▶ _WRITTEN TASK_: Leave out the pictures and transcribe everything else exactly.

------ DATA EXTRACT ------

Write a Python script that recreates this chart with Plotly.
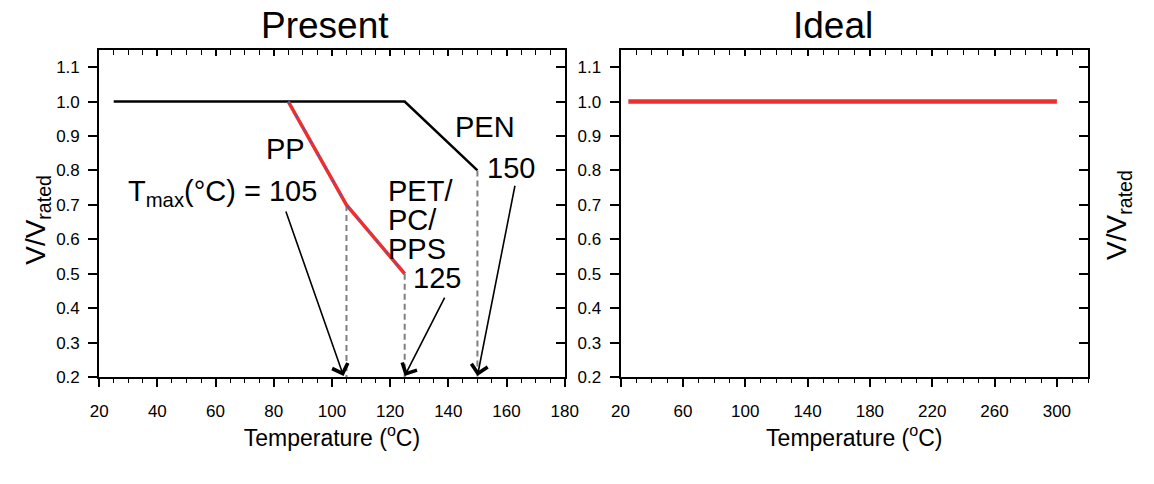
import plotly.graph_objects as go

# ---------------- data ----------------
pen_x = [25, 125, 150]
pen_y = [1.0, 1.0, 0.8]

pp_x = [85, 105, 125]
pp_y = [1.0, 0.7, 0.5]

tmax_x = [105, 125, 150]
tmax_y = [0.7, 0.5, 0.8]

ideal_x = [25, 300]
ideal_y = [1.0, 1.0]

y_ticks = [0.2, 0.3, 0.4, 0.5, 0.6, 0.7, 0.8, 0.9, 1.0, 1.1]
y_range = [0.2, 1.15]
x_range_present = [20, 180]
x_range_ideal = [20, 320]

# ---------------- style ----------------
FONT = "Liberation Sans, Arial, Helvetica, sans-serif"
RED = "#ec2f2f"
BLUE = "#4b5bc6"
GRAY = "#7f7f7f"
W, H = 1154, 484

dom_left = [92 / W, 567 / W]
dom_right = [624 / W, 1101 / W]
dom_y = [1 - 385 / H, 1 - 51 / H]

fig = go.Figure()

# Present panel
fig.add_trace(go.Scatter(x=pen_x, y=pen_y, mode="lines", line=dict(color="black", width=2.5),
                         xaxis="x", yaxis="y", showlegend=False, hoverinfo="skip"))
for xv, yv in zip(tmax_x, tmax_y):
    fig.add_trace(go.Scatter(x=[xv, xv], y=[yv, y_range[0]], mode="lines",
                             line=dict(color=GRAY, width=2, dash="6px,4px"),
                             xaxis="x", yaxis="y", showlegend=False, hoverinfo="skip"))
fig.add_trace(go.Scatter(x=pp_x, y=pp_y, mode="lines", line=dict(color=RED, width=3.5),
                         xaxis="x", yaxis="y", showlegend=False, hoverinfo="skip"))
fig.add_trace(go.Scatter(x=pp_x, y=pp_y, mode="lines", line=dict(color=BLUE, width=1.5, dash="3px,12px"),
                         xaxis="x", yaxis="y", showlegend=False, hoverinfo="skip"))

# Ideal panel
fig.add_trace(go.Scatter(x=ideal_x, y=ideal_y, mode="lines", line=dict(color=RED, width=4.5),
                         xaxis="x2", yaxis="y2", showlegend=False, hoverinfo="skip"))

# empty traces so mirror axes are drawn
for xa, ya in [("x3", "y"), ("x", "y3"), ("x4", "y2"), ("x2", "y4")]:
    fig.add_trace(go.Scatter(x=[], y=[], xaxis=xa, yaxis=ya, showlegend=False, hoverinfo="skip"))

tickfont = dict(family=FONT, size=17, color="black")
titlefont = dict(family=FONT, size=23, color="black")
ytitlefont = dict(family=FONT, size=28, color="black")

def bottom_x(domain, rng, dtick, minor, anchor):
    return dict(domain=domain, range=rng, anchor=anchor, dtick=dtick, tick0=20,
                showgrid=False, zeroline=False, showline=True, linecolor="black", linewidth=2,
                ticks="outside", ticklen=8, tickwidth=1.5, tickcolor="black",
                minor=dict(dtick=minor, tick0=20, ticks="outside", ticklen=4, tickwidth=1.2,
                           tickcolor="black", showgrid=False),
                ticklabelstandoff=10,
                tickfont=tickfont, title=dict(text="Temperature (<sup>o</sup>C)", font=titlefont, standoff=3),
                fixedrange=True)

def top_x(over, domain, rng, dtick, minor, anchor):
    return dict(overlaying=over, side="top", domain=domain, range=rng, anchor=anchor,
                dtick=dtick, tick0=20, showgrid=False, zeroline=False, showline=True,
                linecolor="black", linewidth=2, showticklabels=False,
                ticks="inside", ticklen=6, tickwidth=1.5, tickcolor="black",
                minor=dict(dtick=minor, tick0=20, ticks="inside", ticklen=5, tickwidth=1.2,
                           tickcolor="black", showgrid=False),
                fixedrange=True)

def left_y(anchor):
    return dict(domain=dom_y, range=y_range, anchor=anchor, tickvals=y_ticks, tickformat=".1f",
                showgrid=False, zeroline=False, showline=True, linecolor="black", linewidth=2,
                ticks="outside", ticklen=9, tickwidth=1.5, tickcolor="black",
                ticklabelstandoff=5, tickfont=tickfont, fixedrange=True)

def right_y(over, anchor):
    return dict(overlaying=over, side="right", domain=dom_y, range=y_range, anchor=anchor,
                tickvals=y_ticks, showgrid=False, zeroline=False, showline=True,
                linecolor="black", linewidth=2, showticklabels=False,
                ticks="inside", ticklen=9, tickwidth=1.5, tickcolor="black", fixedrange=True)

fig.update_layout(
    width=W, height=H,
    margin=dict(l=0, r=0, t=0, b=0),
    paper_bgcolor="white", plot_bgcolor="white",
    font=dict(family=FONT, color="black"),
    xaxis=bottom_x(dom_left, x_range_present, 20, 5, "y"),
    yaxis=left_y("x"),
    xaxis3=top_x("x", dom_left, x_range_present, 20, 5, "y"),
    yaxis3=right_y("y", "x"),
    xaxis2=bottom_x(dom_right, x_range_ideal, 40, 10, "y2"),
    yaxis2=left_y("x2"),
    xaxis4=top_x("x2", dom_right, x_range_ideal, 40, 10, "y2"),
    yaxis4=right_y("y2", "x2"),
)

ann_font = dict(family=FONT, size=29, color="black")

# panel titles
for txt, px in [("Present", 322), ("Ideal", 841)]:
    fig.add_annotation(text=txt, x=px / W, y=1 - 26 / H, xref="paper", yref="paper",
                       xanchor="center", yanchor="middle",
                       showarrow=False, font=dict(family=FONT, size=37, color="black"))

# y-axis titles (left of Present, right of Ideal)
for px, py in [(29, 224), (1132, 219)]:
    fig.add_annotation(text="V/V<sub>rated</sub>", x=px / W, y=1 - py / H, xref="paper", yref="paper",
                       xanchor="center", yanchor="middle", textangle=-90,
                       showarrow=False, font=ytitlefont)

# labels
labels = [
    ("PP", 84, 0.862, "center"),
    ("PEN", 152.5, 0.925, "center"),
    ("150", 161.5, 0.806, "center"),
    ("T<sub>max</sub>(°C) = 105", 62.5, 0.735, "center"),
    ("PET/", 118.5, 0.741, "left"),
    ("PC/", 118.5, 0.656, "left"),
    ("PPS", 118.5, 0.573, "left"),
    ("125", 136, 0.488, "center"),
]
for txt, xv, yv, anc in labels:
    fig.add_annotation(text=txt, x=xv, y=yv, xref="x", yref="y", xanchor=anc, yanchor="middle",
                       showarrow=False, font=ann_font)

# arrows from labels to Tmax points on the axis
arrow_tails = [(84, 0.685), (139, 0.435), (163, 0.76)]
arrow_tips_x = [104, 125, 150]
for (tx, ty), hx in zip(arrow_tails, arrow_tips_x):
    fig.add_annotation(x=hx, y=0.203, ax=tx, ay=ty, xref="x", yref="y", axref="x", ayref="y",
                       text="", showarrow=True, arrowhead=4, arrowsize=2, arrowwidth=1.6,
                       arrowcolor="black", standoff=0)

fig.write_html("out.html")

------

▶ _REPLY TO THE EXERCISE_:
Write a Python script that recreates this chart with Plotly.
import plotly.graph_objects as go

# ---------------- data ----------------
pen_x = [25, 125, 150]
pen_y = [1.0, 1.0, 0.8]

pp_x = [85, 105, 125]
pp_y = [1.0, 0.7, 0.5]

tmax_x = [105, 125, 150]
tmax_y = [0.7, 0.5, 0.8]

ideal_x = [25, 300]
ideal_y = [1.0, 1.0]

y_ticks = [0.2, 0.3, 0.4, 0.5, 0.6, 0.7, 0.8, 0.9, 1.0, 1.1]
y_range = [0.2, 1.15]
x_range_present = [20, 180]
x_range_ideal = [20, 320]

# ---------------- style ----------------
FONT = "Liberation Sans, Arial, Helvetica, sans-serif"
RED = "#ec2f2f"
BLUE = "#4b5bc6"
GRAY = "#7f7f7f"
W, H = 1154, 484

dom_left = [92 / W, 567 / W]
dom_right = [624 / W, 1101 / W]
dom_y = [1 - 385 / H, 1 - 51 / H]

fig = go.Figure()

# Present panel
fig.add_trace(go.Scatter(x=pen_x, y=pen_y, mode="lines", line=dict(color="black", width=2.5),
                         xaxis="x", yaxis="y", showlegend=False, hoverinfo="skip"))
for xv, yv in zip(tmax_x, tmax_y):
    fig.add_trace(go.Scatter(x=[xv, xv], y=[yv, y_range[0]], mode="lines",
                             line=dict(color=GRAY, width=2, dash="6px,4px"),
                             xaxis="x", yaxis="y", showlegend=False, hoverinfo="skip"))
fig.add_trace(go.Scatter(x=pp_x, y=pp_y, mode="lines", line=dict(color=RED, width=3.5),
                         xaxis="x", yaxis="y", showlegend=False, hoverinfo="skip"))
fig.add_trace(go.Scatter(x=pp_x, y=pp_y, mode="lines", line=dict(color=BLUE, width=1.5, dash="3px,12px"),
                         xaxis="x", yaxis="y", showlegend=False, hoverinfo="skip"))

# Ideal panel
fig.add_trace(go.Scatter(x=ideal_x, y=ideal_y, mode="lines", line=dict(color=RED, width=4.5),
                         xaxis="x2", yaxis="y2", showlegend=False, hoverinfo="skip"))

# empty traces so mirror axes are drawn
for xa, ya in [("x3", "y"), ("x", "y3"), ("x4", "y2"), ("x2", "y4")]:
    fig.add_trace(go.Scatter(x=[], y=[], xaxis=xa, yaxis=ya, showlegend=False, hoverinfo="skip"))

tickfont = dict(family=FONT, size=17, color="black")
titlefont = dict(family=FONT, size=23, color="black")
ytitlefont = dict(family=FONT, size=28, color="black")

def bottom_x(domain, rng, dtick, minor, anchor):
    return dict(domain=domain, range=rng, anchor=anchor, dtick=dtick, tick0=20,
                showgrid=False, zeroline=False, showline=True, linecolor="black", linewidth=2,
                ticks="outside", ticklen=8, tickwidth=1.5, tickcolor="black",
                minor=dict(dtick=minor, tick0=20, ticks="outside", ticklen=4, tickwidth=1.2,
                           tickcolor="black", showgrid=False),
                ticklabelstandoff=10,
                tickfont=tickfont, title=dict(text="Temperature (<sup>o</sup>C)", font=titlefont, standoff=3),
                fixedrange=True)

def top_x(over, domain, rng, dtick, minor, anchor):
    return dict(overlaying=over, side="top", domain=domain, range=rng, anchor=anchor,
                dtick=dtick, tick0=20, showgrid=False, zeroline=False, showline=True,
                linecolor="black", linewidth=2, showticklabels=False,
                ticks="inside", ticklen=6, tickwidth=1.5, tickcolor="black",
                minor=dict(dtick=minor, tick0=20, ticks="inside", ticklen=5, tickwidth=1.2,
                           tickcolor="black", showgrid=False),
                fixedrange=True)

def left_y(anchor):
    return dict(domain=dom_y, range=y_range, anchor=anchor, tickvals=y_ticks, tickformat=".1f",
                showgrid=False, zeroline=False, showline=True, linecolor="black", linewidth=2,
                ticks="outside", ticklen=9, tickwidth=1.5, tickcolor="black",
                ticklabelstandoff=5, tickfont=tickfont, fixedrange=True)

def right_y(over, anchor):
    return dict(overlaying=over, side="right", domain=dom_y, range=y_range, anchor=anchor,
                tickvals=y_ticks, showgrid=False, zeroline=False, showline=True,
                linecolor="black", linewidth=2, showticklabels=False,
                ticks="inside", ticklen=9, tickwidth=1.5, tickcolor="black", fixedrange=True)

fig.update_layout(
    width=W, height=H,
    margin=dict(l=0, r=0, t=0, b=0),
    paper_bgcolor="white", plot_bgcolor="white",
    font=dict(family=FONT, color="black"),
    xaxis=bottom_x(dom_left, x_range_present, 20, 5, "y"),
    yaxis=left_y("x"),
    xaxis3=top_x("x", dom_left, x_range_present, 20, 5, "y"),
    yaxis3=right_y("y", "x"),
    xaxis2=bottom_x(dom_right, x_range_ideal, 40, 10, "y2"),
    yaxis2=left_y("x2"),
    xaxis4=top_x("x2", dom_right, x_range_ideal, 40, 10, "y2"),
    yaxis4=right_y("y2", "x2"),
)

ann_font = dict(family=FONT, size=29, color="black")

# panel titles
for txt, px in [("Present", 322), ("Ideal", 841)]:
    fig.add_annotation(text=txt, x=px / W, y=1 - 26 / H, xref="paper", yref="paper",
                       xanchor="center", yanchor="middle",
                       showarrow=False, font=dict(family=FONT, size=37, color="black"))

# y-axis titles (left of Present, right of Ideal)
for px, py in [(29, 224), (1132, 219)]:
    fig.add_annotation(text="V/V<sub>rated</sub>", x=px / W, y=1 - py / H, xref="paper", yref="paper",
                       xanchor="center", yanchor="middle", textangle=-90,
                       showarrow=False, font=ytitlefont)

# labels
labels = [
    ("PP", 84, 0.862, "center"),
    ("PEN", 152.5, 0.925, "center"),
    ("150", 161.5, 0.806, "center"),
    ("T<sub>max</sub>(°C) = 105", 62.5, 0.735, "center"),
    ("PET/", 118.5, 0.741, "left"),
    ("PC/", 118.5, 0.656, "left"),
    ("PPS", 118.5, 0.573, "left"),
    ("125", 136, 0.488, "center"),
]
for txt, xv, yv, anc in labels:
    fig.add_annotation(text=txt, x=xv, y=yv, xref="x", yref="y", xanchor=anc, yanchor="middle",
                       showarrow=False, font=ann_font)

# arrows from labels to Tmax points on the axis
arrow_tails = [(84, 0.685), (139, 0.435), (163, 0.76)]
arrow_tips_x = [104, 125, 150]
for (tx, ty), hx in zip(arrow_tails, arrow_tips_x):
    fig.add_annotation(x=hx, y=0.203, ax=tx, ay=ty, xref="x", yref="y", axref="x", ayref="y",
                       text="", showarrow=True, arrowhead=4, arrowsize=2, arrowwidth=1.6,
                       arrowcolor="black", standoff=0)

fig.write_html("out.html")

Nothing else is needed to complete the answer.